# [Brief]
Using the listing below, select the lines with the word "matplotlib" and copy them.

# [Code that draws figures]
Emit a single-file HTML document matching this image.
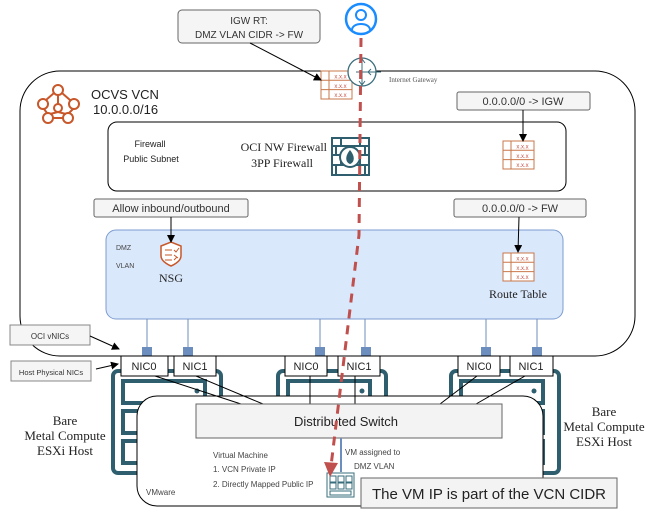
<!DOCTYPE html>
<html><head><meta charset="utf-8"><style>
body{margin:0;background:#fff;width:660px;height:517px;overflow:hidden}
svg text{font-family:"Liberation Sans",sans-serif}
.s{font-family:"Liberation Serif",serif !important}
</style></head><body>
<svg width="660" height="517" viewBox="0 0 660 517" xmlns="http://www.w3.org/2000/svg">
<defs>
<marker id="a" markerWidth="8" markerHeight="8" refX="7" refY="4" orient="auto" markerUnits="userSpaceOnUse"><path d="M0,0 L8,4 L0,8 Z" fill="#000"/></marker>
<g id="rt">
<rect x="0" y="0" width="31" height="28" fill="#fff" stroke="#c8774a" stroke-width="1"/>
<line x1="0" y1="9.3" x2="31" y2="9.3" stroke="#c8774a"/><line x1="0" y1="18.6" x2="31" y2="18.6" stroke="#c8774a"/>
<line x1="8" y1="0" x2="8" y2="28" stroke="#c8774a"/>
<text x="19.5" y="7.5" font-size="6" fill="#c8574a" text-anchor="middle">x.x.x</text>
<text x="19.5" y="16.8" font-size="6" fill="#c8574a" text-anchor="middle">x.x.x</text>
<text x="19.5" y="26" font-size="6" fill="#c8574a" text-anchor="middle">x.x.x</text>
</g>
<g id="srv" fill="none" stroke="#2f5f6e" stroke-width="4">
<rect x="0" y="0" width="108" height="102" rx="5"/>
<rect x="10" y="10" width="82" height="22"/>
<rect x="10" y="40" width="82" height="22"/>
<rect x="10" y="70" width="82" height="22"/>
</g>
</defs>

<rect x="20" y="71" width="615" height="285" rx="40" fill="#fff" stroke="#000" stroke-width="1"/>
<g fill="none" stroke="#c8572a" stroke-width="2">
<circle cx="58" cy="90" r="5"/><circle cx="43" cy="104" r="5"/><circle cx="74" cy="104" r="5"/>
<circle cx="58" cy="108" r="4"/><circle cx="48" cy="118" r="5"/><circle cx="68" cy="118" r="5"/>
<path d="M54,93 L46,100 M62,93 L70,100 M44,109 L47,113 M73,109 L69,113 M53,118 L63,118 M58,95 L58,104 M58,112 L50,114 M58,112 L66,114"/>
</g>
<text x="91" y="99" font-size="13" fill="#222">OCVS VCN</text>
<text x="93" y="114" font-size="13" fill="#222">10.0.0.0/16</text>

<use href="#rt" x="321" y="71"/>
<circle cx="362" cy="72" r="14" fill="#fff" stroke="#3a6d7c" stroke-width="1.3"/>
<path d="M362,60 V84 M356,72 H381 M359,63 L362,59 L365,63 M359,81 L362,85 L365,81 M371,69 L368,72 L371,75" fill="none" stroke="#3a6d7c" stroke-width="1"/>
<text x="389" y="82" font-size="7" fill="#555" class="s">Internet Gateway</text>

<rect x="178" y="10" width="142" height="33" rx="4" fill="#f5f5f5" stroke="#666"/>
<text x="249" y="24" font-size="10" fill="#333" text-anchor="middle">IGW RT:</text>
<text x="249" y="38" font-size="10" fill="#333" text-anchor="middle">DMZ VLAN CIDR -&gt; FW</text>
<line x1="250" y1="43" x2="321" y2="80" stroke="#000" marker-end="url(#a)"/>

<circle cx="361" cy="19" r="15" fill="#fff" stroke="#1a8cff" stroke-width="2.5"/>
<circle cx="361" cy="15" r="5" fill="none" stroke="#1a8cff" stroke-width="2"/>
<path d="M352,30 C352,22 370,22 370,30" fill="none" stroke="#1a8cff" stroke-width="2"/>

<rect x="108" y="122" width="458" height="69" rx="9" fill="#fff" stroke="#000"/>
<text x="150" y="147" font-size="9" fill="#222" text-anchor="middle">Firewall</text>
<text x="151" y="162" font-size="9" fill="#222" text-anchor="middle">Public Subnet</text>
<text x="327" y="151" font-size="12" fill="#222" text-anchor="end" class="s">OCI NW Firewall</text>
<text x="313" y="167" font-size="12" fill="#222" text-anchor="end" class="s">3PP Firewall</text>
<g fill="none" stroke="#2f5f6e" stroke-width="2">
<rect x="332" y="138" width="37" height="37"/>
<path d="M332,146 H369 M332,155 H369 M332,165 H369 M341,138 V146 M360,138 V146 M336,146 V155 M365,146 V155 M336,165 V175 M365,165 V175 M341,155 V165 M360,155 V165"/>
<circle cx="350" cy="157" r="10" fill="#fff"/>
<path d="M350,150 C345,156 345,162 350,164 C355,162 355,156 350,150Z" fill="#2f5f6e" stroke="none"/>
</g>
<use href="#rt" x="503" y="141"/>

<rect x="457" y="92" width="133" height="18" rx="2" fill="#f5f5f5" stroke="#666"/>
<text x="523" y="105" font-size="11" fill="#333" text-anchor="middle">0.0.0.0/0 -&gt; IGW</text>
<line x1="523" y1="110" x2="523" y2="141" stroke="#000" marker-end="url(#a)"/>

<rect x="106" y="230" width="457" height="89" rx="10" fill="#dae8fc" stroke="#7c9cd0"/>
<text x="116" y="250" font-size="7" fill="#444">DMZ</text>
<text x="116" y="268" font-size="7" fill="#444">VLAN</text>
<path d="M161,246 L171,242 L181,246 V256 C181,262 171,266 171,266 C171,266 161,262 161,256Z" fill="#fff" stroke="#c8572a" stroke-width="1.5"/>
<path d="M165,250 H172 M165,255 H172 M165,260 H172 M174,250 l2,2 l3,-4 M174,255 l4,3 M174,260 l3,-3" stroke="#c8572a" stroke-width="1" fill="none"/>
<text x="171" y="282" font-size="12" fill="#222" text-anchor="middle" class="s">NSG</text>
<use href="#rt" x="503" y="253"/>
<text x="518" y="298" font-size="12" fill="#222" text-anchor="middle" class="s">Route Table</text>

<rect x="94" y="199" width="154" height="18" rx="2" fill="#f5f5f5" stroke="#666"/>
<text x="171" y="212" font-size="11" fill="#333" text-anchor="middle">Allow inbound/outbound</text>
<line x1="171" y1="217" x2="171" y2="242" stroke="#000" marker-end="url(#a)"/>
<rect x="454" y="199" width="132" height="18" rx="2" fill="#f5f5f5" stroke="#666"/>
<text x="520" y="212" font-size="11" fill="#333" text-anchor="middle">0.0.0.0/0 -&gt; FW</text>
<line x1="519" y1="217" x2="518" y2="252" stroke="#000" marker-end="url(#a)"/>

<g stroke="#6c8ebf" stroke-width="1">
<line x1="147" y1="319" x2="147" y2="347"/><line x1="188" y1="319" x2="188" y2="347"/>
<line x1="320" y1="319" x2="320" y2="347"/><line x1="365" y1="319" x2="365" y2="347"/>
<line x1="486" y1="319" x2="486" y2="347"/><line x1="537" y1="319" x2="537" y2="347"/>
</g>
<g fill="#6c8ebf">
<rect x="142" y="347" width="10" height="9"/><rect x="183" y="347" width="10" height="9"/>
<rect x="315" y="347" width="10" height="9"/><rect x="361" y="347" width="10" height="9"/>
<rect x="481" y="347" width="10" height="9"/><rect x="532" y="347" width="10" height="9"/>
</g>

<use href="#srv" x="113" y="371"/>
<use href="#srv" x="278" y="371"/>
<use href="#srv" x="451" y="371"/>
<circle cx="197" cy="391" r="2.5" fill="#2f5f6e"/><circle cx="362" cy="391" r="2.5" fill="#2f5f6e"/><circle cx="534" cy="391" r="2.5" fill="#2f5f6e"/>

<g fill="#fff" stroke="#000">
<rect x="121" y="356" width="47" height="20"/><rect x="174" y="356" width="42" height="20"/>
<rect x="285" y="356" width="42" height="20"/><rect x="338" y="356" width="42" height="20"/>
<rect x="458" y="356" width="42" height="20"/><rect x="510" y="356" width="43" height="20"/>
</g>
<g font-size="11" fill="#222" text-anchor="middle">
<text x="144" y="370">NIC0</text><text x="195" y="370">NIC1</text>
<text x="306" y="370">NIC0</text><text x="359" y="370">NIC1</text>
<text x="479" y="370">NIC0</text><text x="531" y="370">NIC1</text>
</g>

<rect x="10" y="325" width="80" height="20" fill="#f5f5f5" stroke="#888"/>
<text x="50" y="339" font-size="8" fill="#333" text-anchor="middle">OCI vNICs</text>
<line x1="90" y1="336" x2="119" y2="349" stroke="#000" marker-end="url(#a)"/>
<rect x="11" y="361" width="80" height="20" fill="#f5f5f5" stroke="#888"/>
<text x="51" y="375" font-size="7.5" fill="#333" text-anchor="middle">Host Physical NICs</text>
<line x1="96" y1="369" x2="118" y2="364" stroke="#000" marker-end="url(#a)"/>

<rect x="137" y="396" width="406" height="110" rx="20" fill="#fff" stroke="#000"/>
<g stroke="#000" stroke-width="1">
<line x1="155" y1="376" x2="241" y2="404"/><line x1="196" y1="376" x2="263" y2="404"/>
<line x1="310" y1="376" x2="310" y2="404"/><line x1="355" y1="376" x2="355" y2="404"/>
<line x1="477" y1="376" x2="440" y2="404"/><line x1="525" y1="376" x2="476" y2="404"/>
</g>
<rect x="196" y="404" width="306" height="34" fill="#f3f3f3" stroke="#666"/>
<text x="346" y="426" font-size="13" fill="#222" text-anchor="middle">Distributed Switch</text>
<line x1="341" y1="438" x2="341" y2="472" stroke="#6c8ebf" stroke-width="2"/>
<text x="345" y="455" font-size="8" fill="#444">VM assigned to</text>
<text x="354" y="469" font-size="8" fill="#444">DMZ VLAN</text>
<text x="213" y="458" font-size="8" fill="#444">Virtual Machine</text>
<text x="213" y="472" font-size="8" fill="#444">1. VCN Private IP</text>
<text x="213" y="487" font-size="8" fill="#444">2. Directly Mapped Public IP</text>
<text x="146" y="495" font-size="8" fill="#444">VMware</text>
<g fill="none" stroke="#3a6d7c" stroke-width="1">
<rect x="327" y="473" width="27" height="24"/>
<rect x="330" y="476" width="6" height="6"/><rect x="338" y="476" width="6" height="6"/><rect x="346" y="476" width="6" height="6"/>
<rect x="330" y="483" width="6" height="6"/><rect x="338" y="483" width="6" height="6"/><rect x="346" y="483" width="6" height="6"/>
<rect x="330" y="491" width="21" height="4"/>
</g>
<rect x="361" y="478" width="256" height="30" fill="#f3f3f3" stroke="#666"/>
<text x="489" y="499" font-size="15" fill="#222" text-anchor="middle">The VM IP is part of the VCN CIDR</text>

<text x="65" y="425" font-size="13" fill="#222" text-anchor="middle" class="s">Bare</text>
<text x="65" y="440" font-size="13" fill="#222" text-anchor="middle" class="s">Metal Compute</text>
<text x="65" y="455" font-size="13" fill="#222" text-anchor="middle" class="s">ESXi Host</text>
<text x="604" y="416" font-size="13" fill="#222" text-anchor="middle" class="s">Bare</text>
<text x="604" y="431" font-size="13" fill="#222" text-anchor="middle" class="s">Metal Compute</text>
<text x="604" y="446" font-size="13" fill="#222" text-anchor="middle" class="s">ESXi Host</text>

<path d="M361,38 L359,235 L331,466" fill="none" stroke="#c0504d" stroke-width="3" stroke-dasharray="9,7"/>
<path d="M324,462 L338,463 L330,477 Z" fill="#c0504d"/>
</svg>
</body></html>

* * *

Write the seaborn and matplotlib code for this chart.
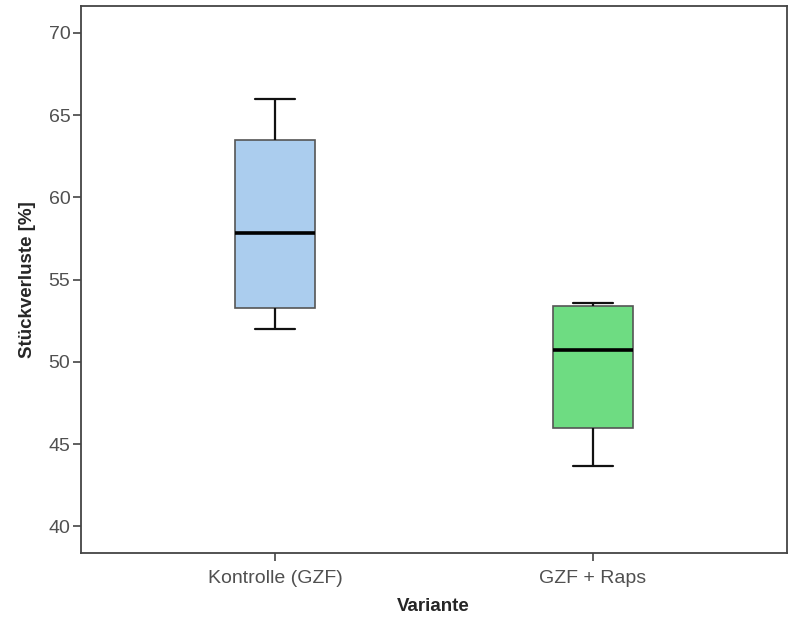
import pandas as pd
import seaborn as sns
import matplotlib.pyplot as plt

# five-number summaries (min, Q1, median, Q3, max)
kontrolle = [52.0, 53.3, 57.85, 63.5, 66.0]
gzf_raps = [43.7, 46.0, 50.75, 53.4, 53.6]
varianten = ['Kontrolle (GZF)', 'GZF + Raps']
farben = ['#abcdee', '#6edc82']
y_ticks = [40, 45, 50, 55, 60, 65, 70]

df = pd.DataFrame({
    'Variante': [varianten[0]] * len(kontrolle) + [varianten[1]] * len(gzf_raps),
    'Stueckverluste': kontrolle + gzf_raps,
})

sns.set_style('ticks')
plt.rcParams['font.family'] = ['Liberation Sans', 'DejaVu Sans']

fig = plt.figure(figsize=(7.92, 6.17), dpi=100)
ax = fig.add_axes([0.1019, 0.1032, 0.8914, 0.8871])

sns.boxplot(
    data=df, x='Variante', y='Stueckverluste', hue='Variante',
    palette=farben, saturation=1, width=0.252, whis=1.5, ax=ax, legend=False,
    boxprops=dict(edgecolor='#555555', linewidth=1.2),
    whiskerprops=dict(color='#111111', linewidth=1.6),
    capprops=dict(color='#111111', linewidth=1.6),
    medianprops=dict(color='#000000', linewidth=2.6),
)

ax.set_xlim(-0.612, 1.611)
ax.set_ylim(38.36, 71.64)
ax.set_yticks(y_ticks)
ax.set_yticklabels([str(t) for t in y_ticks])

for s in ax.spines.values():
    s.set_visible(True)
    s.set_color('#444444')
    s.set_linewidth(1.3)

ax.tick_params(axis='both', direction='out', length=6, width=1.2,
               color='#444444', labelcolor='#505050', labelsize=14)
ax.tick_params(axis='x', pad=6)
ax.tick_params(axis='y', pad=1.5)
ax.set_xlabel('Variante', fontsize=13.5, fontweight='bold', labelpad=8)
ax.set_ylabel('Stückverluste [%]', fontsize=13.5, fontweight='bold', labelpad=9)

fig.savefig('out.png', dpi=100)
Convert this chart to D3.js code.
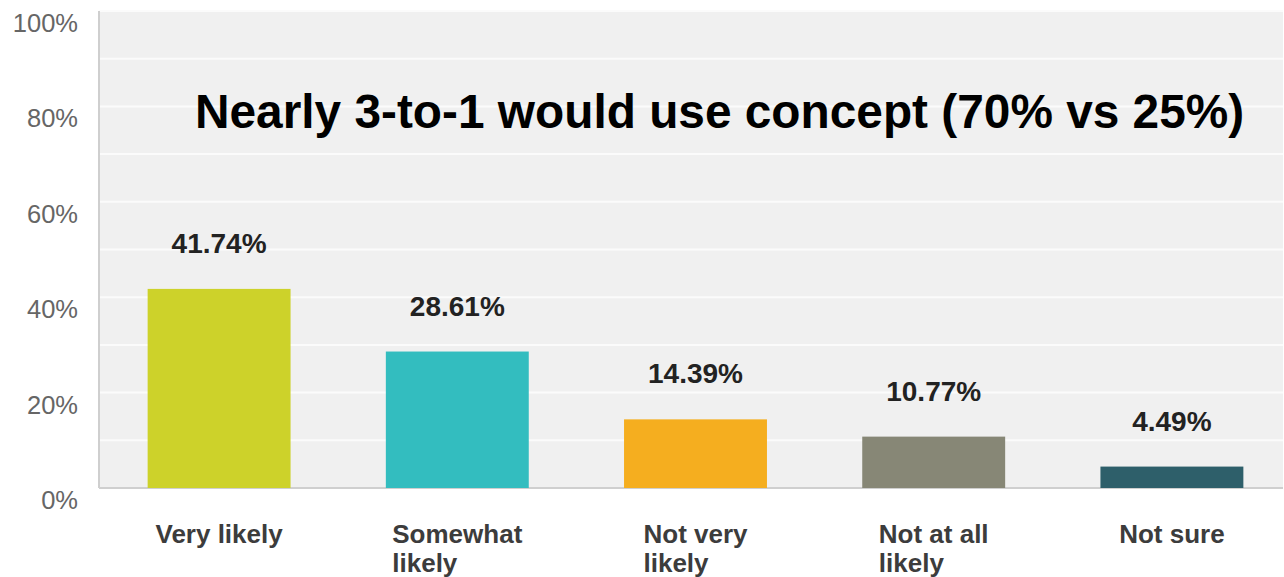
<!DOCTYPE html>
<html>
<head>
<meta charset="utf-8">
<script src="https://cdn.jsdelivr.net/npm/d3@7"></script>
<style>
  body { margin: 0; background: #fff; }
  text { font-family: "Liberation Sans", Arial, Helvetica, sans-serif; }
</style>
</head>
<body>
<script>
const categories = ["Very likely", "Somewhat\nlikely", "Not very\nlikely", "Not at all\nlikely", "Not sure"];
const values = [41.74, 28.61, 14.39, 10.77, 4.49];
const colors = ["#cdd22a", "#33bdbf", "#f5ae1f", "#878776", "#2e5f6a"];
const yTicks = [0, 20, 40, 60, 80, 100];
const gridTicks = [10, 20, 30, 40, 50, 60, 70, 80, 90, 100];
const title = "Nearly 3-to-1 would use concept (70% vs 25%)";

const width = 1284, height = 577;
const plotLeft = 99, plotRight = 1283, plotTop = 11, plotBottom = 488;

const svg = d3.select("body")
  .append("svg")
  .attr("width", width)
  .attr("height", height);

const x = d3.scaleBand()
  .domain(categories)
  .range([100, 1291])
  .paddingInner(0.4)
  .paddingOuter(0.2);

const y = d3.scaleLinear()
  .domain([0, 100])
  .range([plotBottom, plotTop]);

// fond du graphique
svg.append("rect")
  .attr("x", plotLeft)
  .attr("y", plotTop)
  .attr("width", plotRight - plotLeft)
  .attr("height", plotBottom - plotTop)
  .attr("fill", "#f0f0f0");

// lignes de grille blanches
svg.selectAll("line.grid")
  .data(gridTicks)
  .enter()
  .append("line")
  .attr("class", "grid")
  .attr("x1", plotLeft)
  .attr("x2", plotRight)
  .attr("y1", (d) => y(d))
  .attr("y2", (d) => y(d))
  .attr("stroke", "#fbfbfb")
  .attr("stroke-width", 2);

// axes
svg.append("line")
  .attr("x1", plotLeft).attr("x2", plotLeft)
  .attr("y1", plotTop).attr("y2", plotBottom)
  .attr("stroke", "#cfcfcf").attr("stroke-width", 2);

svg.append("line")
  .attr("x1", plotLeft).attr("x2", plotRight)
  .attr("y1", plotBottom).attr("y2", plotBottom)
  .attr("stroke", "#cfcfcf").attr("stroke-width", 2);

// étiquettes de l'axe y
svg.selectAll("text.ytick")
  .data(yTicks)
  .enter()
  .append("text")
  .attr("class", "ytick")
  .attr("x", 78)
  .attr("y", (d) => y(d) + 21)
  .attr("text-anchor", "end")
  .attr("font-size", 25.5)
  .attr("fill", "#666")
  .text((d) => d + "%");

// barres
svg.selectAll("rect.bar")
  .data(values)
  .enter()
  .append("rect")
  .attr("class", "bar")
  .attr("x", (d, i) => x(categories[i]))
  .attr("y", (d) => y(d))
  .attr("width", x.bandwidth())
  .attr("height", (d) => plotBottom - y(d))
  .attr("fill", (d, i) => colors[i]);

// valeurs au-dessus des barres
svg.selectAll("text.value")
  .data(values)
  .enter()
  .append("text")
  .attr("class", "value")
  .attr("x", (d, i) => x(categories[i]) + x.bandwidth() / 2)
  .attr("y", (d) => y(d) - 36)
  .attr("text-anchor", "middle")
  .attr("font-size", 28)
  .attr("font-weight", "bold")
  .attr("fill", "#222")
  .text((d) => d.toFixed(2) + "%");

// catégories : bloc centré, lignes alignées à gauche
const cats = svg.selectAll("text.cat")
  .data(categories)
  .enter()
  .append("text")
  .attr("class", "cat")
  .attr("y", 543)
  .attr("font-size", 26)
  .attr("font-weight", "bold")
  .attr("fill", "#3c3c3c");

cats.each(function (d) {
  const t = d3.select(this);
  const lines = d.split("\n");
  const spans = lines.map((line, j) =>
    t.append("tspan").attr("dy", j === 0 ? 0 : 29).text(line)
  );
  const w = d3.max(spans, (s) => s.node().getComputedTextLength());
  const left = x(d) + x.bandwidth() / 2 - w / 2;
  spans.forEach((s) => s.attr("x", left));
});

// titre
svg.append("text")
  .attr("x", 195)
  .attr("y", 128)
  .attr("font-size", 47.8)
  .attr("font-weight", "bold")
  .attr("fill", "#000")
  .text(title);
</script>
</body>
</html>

...

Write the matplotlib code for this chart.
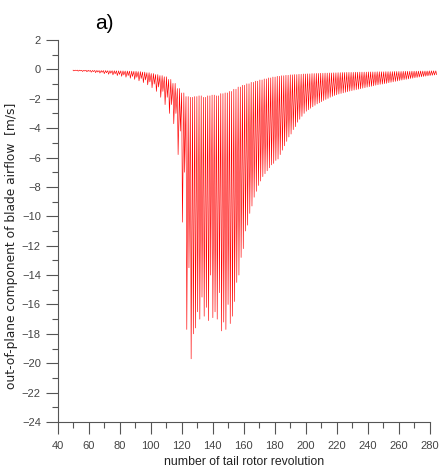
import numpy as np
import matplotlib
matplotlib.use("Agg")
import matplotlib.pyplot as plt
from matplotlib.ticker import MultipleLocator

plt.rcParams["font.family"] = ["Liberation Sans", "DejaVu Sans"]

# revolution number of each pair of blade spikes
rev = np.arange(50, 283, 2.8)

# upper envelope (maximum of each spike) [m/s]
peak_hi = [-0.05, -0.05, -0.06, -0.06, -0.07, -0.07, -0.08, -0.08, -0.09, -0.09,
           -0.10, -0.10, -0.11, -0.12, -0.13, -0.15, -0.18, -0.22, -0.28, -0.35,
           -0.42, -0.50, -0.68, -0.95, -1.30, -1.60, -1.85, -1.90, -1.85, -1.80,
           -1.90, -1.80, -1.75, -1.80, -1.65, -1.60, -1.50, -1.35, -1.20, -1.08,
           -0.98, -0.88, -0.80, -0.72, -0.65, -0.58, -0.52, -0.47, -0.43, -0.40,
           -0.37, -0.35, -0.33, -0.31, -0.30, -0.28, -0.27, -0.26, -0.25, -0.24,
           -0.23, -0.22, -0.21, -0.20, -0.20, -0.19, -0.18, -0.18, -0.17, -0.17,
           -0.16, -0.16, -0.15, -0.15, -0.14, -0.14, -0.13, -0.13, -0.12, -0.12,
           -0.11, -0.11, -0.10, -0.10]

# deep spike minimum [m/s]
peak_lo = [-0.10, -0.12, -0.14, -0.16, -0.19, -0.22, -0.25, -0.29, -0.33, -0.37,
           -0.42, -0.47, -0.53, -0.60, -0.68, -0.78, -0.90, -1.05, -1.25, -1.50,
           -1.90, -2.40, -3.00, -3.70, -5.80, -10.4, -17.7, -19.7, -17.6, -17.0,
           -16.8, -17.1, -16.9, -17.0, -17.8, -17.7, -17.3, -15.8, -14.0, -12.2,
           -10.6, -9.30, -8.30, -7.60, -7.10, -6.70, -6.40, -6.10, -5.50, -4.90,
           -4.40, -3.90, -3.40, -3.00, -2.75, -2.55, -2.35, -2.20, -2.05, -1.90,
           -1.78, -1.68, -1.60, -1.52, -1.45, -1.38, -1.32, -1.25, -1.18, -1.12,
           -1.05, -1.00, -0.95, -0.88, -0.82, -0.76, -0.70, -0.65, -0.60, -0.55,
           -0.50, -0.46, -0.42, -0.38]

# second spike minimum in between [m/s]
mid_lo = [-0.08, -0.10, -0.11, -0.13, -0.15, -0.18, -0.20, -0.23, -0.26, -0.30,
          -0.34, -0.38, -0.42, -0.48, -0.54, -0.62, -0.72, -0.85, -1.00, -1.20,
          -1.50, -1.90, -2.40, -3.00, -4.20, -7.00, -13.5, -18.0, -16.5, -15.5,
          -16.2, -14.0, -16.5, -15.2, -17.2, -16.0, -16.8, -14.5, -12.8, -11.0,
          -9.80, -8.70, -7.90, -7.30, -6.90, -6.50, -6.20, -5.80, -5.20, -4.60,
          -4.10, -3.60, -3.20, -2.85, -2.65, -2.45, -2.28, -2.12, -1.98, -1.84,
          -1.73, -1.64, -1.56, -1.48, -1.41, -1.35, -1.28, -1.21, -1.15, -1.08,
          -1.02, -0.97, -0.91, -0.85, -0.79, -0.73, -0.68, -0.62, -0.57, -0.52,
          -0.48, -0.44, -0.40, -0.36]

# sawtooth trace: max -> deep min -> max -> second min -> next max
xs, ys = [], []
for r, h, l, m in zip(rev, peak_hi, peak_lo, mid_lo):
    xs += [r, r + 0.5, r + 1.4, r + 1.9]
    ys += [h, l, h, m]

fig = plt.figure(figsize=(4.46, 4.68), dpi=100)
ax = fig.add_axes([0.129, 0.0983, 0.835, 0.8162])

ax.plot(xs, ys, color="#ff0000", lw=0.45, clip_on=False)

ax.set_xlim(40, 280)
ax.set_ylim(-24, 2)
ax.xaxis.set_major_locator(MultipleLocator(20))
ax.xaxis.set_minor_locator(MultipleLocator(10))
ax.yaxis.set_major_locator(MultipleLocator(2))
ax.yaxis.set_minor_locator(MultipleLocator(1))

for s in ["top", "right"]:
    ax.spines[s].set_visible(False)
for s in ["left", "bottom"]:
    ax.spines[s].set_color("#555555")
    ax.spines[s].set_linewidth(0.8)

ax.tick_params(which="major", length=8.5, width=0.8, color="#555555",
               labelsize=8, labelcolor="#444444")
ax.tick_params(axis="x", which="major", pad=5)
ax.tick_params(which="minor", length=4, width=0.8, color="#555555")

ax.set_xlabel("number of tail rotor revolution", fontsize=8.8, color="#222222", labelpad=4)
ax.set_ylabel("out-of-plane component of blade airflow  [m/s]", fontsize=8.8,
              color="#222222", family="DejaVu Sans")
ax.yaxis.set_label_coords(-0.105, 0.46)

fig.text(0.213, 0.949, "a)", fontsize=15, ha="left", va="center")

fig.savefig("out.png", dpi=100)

# [Response to the task]
Write the seaborn and matplotlib code for this chart.
import matplotlib.pyplot as plt
Write the matplotlib code for this chart.
import matplotlib
matplotlib.use("Agg")
import matplotlib.pyplot as plt
from matplotlib.ticker import MultipleLocator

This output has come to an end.